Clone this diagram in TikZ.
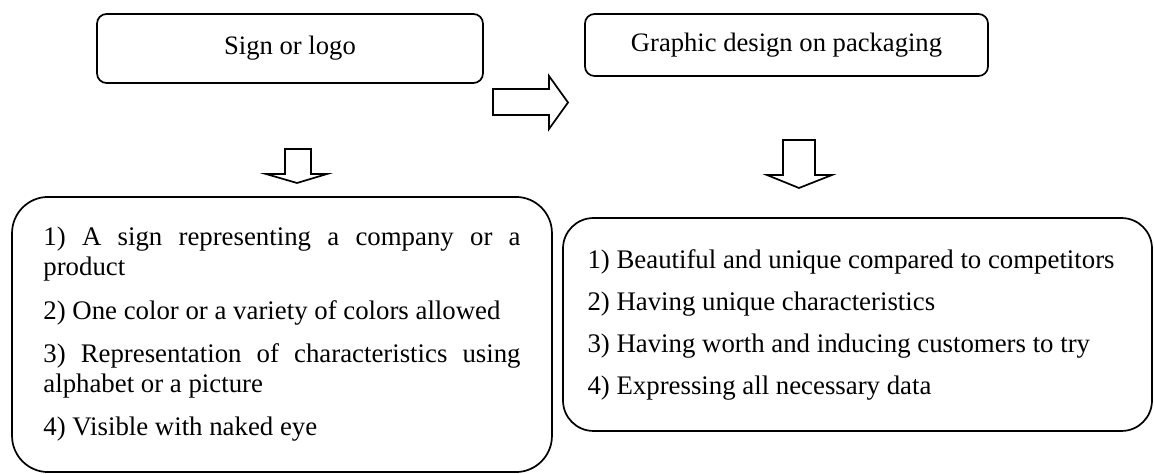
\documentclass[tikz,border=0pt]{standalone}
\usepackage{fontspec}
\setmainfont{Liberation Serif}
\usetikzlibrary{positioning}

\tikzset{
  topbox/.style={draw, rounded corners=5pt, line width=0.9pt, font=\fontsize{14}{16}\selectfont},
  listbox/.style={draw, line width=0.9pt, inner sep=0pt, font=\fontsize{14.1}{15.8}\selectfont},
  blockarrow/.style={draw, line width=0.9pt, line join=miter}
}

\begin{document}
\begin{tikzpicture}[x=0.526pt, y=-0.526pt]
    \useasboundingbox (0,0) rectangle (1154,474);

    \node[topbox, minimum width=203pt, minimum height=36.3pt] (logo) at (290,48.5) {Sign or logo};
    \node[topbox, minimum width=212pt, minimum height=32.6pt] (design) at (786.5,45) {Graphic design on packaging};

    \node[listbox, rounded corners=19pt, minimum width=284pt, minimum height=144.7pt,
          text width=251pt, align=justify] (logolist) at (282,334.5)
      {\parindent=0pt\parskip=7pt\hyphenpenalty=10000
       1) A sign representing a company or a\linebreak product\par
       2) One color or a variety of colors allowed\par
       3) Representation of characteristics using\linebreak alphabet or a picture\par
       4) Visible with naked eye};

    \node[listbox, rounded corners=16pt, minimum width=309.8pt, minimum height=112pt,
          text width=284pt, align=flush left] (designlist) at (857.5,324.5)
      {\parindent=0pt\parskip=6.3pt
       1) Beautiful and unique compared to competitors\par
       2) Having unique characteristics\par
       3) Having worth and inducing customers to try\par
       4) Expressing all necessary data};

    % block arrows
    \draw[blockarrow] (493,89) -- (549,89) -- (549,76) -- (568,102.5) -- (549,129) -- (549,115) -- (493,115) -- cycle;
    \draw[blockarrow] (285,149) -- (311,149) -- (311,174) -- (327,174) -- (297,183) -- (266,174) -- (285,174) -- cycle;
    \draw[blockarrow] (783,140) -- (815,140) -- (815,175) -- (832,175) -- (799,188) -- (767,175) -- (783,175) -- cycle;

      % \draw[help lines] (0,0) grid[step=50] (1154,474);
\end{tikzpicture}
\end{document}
================================
§ **Exercise**
Restate the whole listing above exactly, except for its images.

§ **Written response**
Clone this diagram in TikZ.
\documentclass[tikz,border=0pt]{standalone}
\usepackage{fontspec}
\setmainfont{Liberation Serif}
\usetikzlibrary{positioning}

\tikzset{
  topbox/.style={draw, rounded corners=5pt, line width=0.9pt, font=\fontsize{14}{16}\selectfont},
  listbox/.style={draw, line width=0.9pt, inner sep=0pt, font=\fontsize{14.1}{15.8}\selectfont},
  blockarrow/.style={draw, line width=0.9pt, line join=miter}
}

\begin{document}
\begin{tikzpicture}[x=0.526pt, y=-0.526pt]
    \useasboundingbox (0,0) rectangle (1154,474);

    \node[topbox, minimum width=203pt, minimum height=36.3pt] (logo) at (290,48.5) {Sign or logo};
    \node[topbox, minimum width=212pt, minimum height=32.6pt] (design) at (786.5,45) {Graphic design on packaging};

    \node[listbox, rounded corners=19pt, minimum width=284pt, minimum height=144.7pt,
          text width=251pt, align=justify] (logolist) at (282,334.5)
      {\parindent=0pt\parskip=7pt\hyphenpenalty=10000
       1) A sign representing a company or a\linebreak product\par
       2) One color or a variety of colors allowed\par
       3) Representation of characteristics using\linebreak alphabet or a picture\par
       4) Visible with naked eye};

    \node[listbox, rounded corners=16pt, minimum width=309.8pt, minimum height=112pt,
          text width=284pt, align=flush left] (designlist) at (857.5,324.5)
      {\parindent=0pt\parskip=6.3pt
       1) Beautiful and unique compared to competitors\par
       2) Having unique characteristics\par
       3) Having worth and inducing customers to try\par
       4) Expressing all necessary data};

    % block arrows
    \draw[blockarrow] (493,89) -- (549,89) -- (549,76) -- (568,102.5) -- (549,129) -- (549,115) -- (493,115) -- cycle;
    \draw[blockarrow] (285,149) -- (311,149) -- (311,174) -- (327,174) -- (297,183) -- (266,174) -- (285,174) -- cycle;
    \draw[blockarrow] (783,140) -- (815,140) -- (815,175) -- (832,175) -- (799,188) -- (767,175) -- (783,175) -- cycle;

      % \draw[help lines] (0,0) grid[step=50] (1154,474);
\end{tikzpicture}
\end{document}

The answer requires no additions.